Problem requirements:
Retype the opening lines of the listing below, ending with the line that contains "const naaqsData = xs.map(x", and leave out any pictures.

Records to use:
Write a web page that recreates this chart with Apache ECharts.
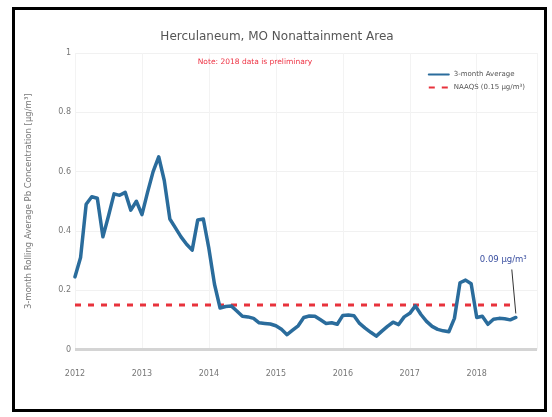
<!DOCTYPE html>
<html><head><meta charset="utf-8">
<script src="https://cdn.jsdelivr.net/npm/echarts@6/dist/echarts.min.js"></script>
<style>html,body{margin:0;padding:0;background:#fff}#c{width:552px;height:417px}</style>
</head><body><div id="c"></div>
<script>
// ---- data ----
const startYear = 2012;
const startMonth = 1; // January 2012, monthly points
const avgValues = [
  0.245,0.31,0.49,0.515,0.51,0.38,0.45,0.525,0.52,0.53,0.47,0.50,
  0.455,0.53,0.60,0.65,0.57,0.44,0.41,0.38,0.355,0.335,0.437,0.44,
  0.34,0.22,0.14,0.145,0.147,0.13,0.112,0.11,0.105,0.09,0.088,0.086,
  0.08,0.068,0.05,0.065,0.08,0.108,0.113,0.112,0.10,0.088,0.09,0.085,
  0.115,0.116,0.114,0.088,0.072,0.058,0.045,0.062,0.078,0.092,0.084,0.11,
  0.122,0.147,0.118,0.095,0.078,0.068,0.063,0.06,0.105,0.225,0.234,0.222,
  0.108,0.112,0.085,0.102,0.105,0.104,0.10,0.108
];
const naaqsValue = 0.15;
const yTicks = [0, 0.2, 0.4, 0.6, 0.8, 1];
const yearTicks = [2012, 2013, 2014, 2015, 2016, 2017, 2018];
const titleText = 'Herculaneum, MO Nonattainment Area';
const noteText = 'Note: 2018 data is preliminary';
const yName = '3-month Rolling Average Pb Concentration [\u00b5g/m\u00b3]';
const seriesNames = ['3-month Average', 'NAAQS (0.15 \u00b5g/m\u00b3)'];
const annotationText = '0.09 \u00b5g/m\u00b3';

// ---- build ----
const xs = avgValues.map((v, i) => startYear + (startMonth - 1 + i) / 12);
const avgData = avgValues.map((v, i) => [xs[i], v]);
const naaqsData = xs.map(x => [x, naaqsValue]);

const chart = echarts.init(document.getElementById('c'));
const font = 'DejaVu Sans';
chart.setOption({
  backgroundColor: '#fff',
  animation: false,
  textStyle: { fontFamily: font },
  title: [
    { text: titleText, left: 272, top: 26, textAlign: 'center',
      textStyle: { fontSize: 12, fontWeight: 'normal', color: '#555', fontFamily: font } },
    { text: noteText, left: 250, top: 53, textAlign: 'center',
      textStyle: { fontSize: 7.5, fontWeight: 'normal', color: '#ee3344', fontFamily: font } }
  ],
  legend: {
    right: 22, top: 66, orient: 'vertical', itemGap: 6, itemWidth: 20, itemHeight: 4,
    textStyle: { fontSize: 7, color: '#555', fontFamily: font },
    itemStyle: { opacity: 0 },
    data: seriesNames
  },
  grid: { left: 75, right: 15, top: 53, bottom: 67.5 },
  xAxis: {
    type: 'value', min: 2012, max: 2018.9, interval: 1,
    axisLine: { show: false }, axisTick: { show: false },
    splitLine: { show: true, lineStyle: { color: '#f3f3f3', width: 1 } },
    axisLabel: { fontSize: 8, color: '#777', margin: 20,
      formatter: v => yearTicks.includes(Math.round(v)) ? String(Math.round(v)) : '' , showMaxLabel: false }
  },
  yAxis: {
    type: 'value', min: 0, max: 1, interval: 0.2,
    name: yName, nameLocation: 'middle', nameGap: 42,
    nameTextStyle: { fontSize: 8.5, color: '#777', fontFamily: font },
    axisLine: { show: false }, axisTick: { show: false },
    splitLine: { show: true, lineStyle: { color: '#f1f1f1', width: 1 } },
    axisLabel: { fontSize: 8, color: '#777', margin: 4,
      formatter: v => { const t = yTicks.find(t => Math.abs(t - v) < 1e-6); return t === undefined ? '' : String(t); } }
  },
  series: [
    { name: seriesNames[0], type: 'line', data: avgData, showSymbol: false, symbol: 'none',
      z: 3, lineStyle: { color: '#2a6c9c', width: 3.5, join: 'round', cap: 'round' },
      itemStyle: { color: '#2a6c9c' },
      markLine: { silent: true, symbol: 'none', label: { show: false },
        lineStyle: { color: '#d4d4d4', width: 3, type: 'solid' },
        data: [{ yAxis: 0 }] } },
    { name: seriesNames[1], type: 'line', data: naaqsData, showSymbol: false, symbol: 'none',
      z: 2, lineStyle: { color: '#e8323c', width: 3, type: [6, 7] },
      itemStyle: { color: '#e8323c' } }
  ]
});

// annotation on last point + frame
const last = avgData[avgData.length - 1];
const p = chart.convertToPixel({ gridIndex: 0 }, last);
chart.setOption({
  graphic: [
    { type: 'rect', shape: { x: 13.5, y: 8.5, width: 532, height: 402 },
      style: { fill: 'none', stroke: '#000', lineWidth: 3 }, z: 100 },
    { type: 'line', shape: { x1: p[0] - 4, y1: p[1] - 48, x2: p[0], y2: p[1] - 4 },
      style: { stroke: '#333', lineWidth: 1 }, z: 50 },
    { type: 'text', left: p[0] - 36, top: p[1] - 62,
      style: { text: annotationText, fontSize: 8.5, fill: '#3a4fa0', fontFamily: font }, z: 50 }
  ]
});
</script></body></html>
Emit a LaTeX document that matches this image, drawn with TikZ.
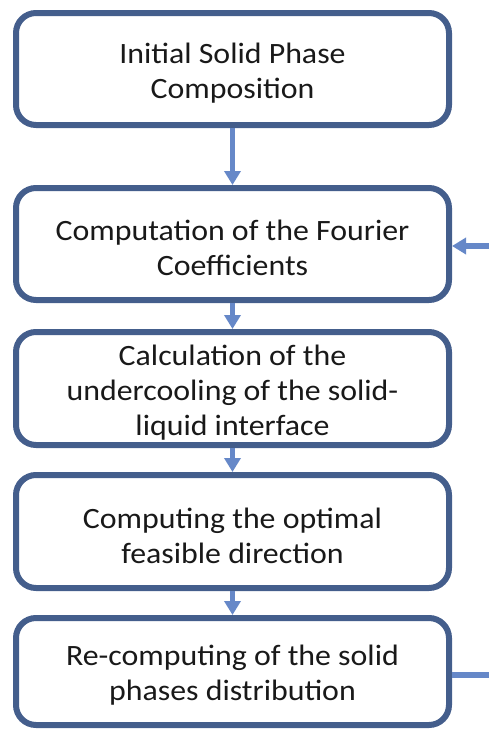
\documentclass[tikz,border=0pt]{standalone}
\usepackage{fontspec}
\setmainfont{Carlito}[FakeStretch=1.08]
\usetikzlibrary{arrows.meta}
\definecolor{boxborder}{RGB}{68,94,140}
\definecolor{arrowblue}{RGB}{102,136,200}
\begin{document}
\begin{tikzpicture}[x=1pt,y=-1pt,
  flowbox/.style={draw=boxborder, line width=6pt, rounded corners=20pt, fill=white,
    minimum width=433pt, inner sep=0pt},
  boxtext/.style={align=center, text=black!90,
    font=\fontsize{29.5}{35}\selectfont, inner sep=0pt},
  arr/.style={draw=arrowblue, line width=5.5pt, -{Triangle[width=16pt,length=14pt]}},
  plainline/.style={draw=arrowblue, line width=5.5pt}]
\useasboundingbox (0,0) rectangle (489,729);
\node[flowbox, minimum height=112pt] (b1) at (232.5,69) {};
\node[flowbox, minimum height=112pt] (b2) at (232.5,244) {};
\node[flowbox, minimum height=113pt] (b3) at (232.5,388.5) {};
\node[flowbox, minimum height=113pt] (b4) at (232.5,531.5) {};
\node[flowbox, minimum height=107pt] (b5) at (232.5,671.5) {};
\node[boxtext] (t1) at ([yshift=-4pt]b1.center) {Initial Solid Phase\\Composition};
\node[boxtext] (t2) at ([yshift=-4pt]b2.center) {Computation of the Fourier\\Coefficients};
\node[boxtext] (t3) at ([yshift=-4pt]b3.center) {Calculation of the\\undercooling of the solid-\\liquid interface};
\node[boxtext] (t4) at ([yshift=-4pt]b4.center) {Computing the optimal\\feasible direction};
\node[boxtext] (t5) at ([yshift=-4pt]b5.center) {Re-computing of the solid\\phases distribution};
\coordinate (r2) at (489,246);
\coordinate (r5) at (489,675);
\draw[arr] (b1.south) -- (b2.north);
\draw[arr] (b2.south) -- (b3.north);
\draw[arr] (b3.south) -- (b4.north);
\draw[arr] (b4.south) -- (b5.north);
\draw[arr] (r2) -- (b2.east |- r2);
\draw[plainline] (b5.east |- r5) -- (r5);
\end{tikzpicture}
\end{document}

Correct answer:
Write a web page that recreates this chart with Apache ECharts.
<!DOCTYPE html>
<html><head><meta charset="utf-8">
<script src="https://cdn.jsdelivr.net/npm/echarts@6/dist/echarts.min.js"></script>
<style>html,body{margin:0;padding:0;background:#fff}#c{width:552px;height:417px}</style>
</head><body><div id="c"></div>
<script>
// ---- data ----
const startYear = 2012;
const startMonth = 1; // January 2012, monthly points
const avgValues = [
  0.245,0.31,0.49,0.515,0.51,0.38,0.45,0.525,0.52,0.53,0.47,0.50,
  0.455,0.53,0.60,0.65,0.57,0.44,0.41,0.38,0.355,0.335,0.437,0.44,
  0.34,0.22,0.14,0.145,0.147,0.13,0.112,0.11,0.105,0.09,0.088,0.086,
  0.08,0.068,0.05,0.065,0.08,0.108,0.113,0.112,0.10,0.088,0.09,0.085,
  0.115,0.116,0.114,0.088,0.072,0.058,0.045,0.062,0.078,0.092,0.084,0.11,
  0.122,0.147,0.118,0.095,0.078,0.068,0.063,0.06,0.105,0.225,0.234,0.222,
  0.108,0.112,0.085,0.102,0.105,0.104,0.10,0.108
];
const naaqsValue = 0.15;
const yTicks = [0, 0.2, 0.4, 0.6, 0.8, 1];
const yearTicks = [2012, 2013, 2014, 2015, 2016, 2017, 2018];
const titleText = 'Herculaneum, MO Nonattainment Area';
const noteText = 'Note: 2018 data is preliminary';
const yName = '3-month Rolling Average Pb Concentration [\u00b5g/m\u00b3]';
const seriesNames = ['3-month Average', 'NAAQS (0.15 \u00b5g/m\u00b3)'];
const annotationText = '0.09 \u00b5g/m\u00b3';

// ---- build ----
const xs = avgValues.map((v, i) => startYear + (startMonth - 1 + i) / 12);
const avgData = avgValues.map((v, i) => [xs[i], v]);
const naaqsData = xs.map(x => [x, naaqsValue]);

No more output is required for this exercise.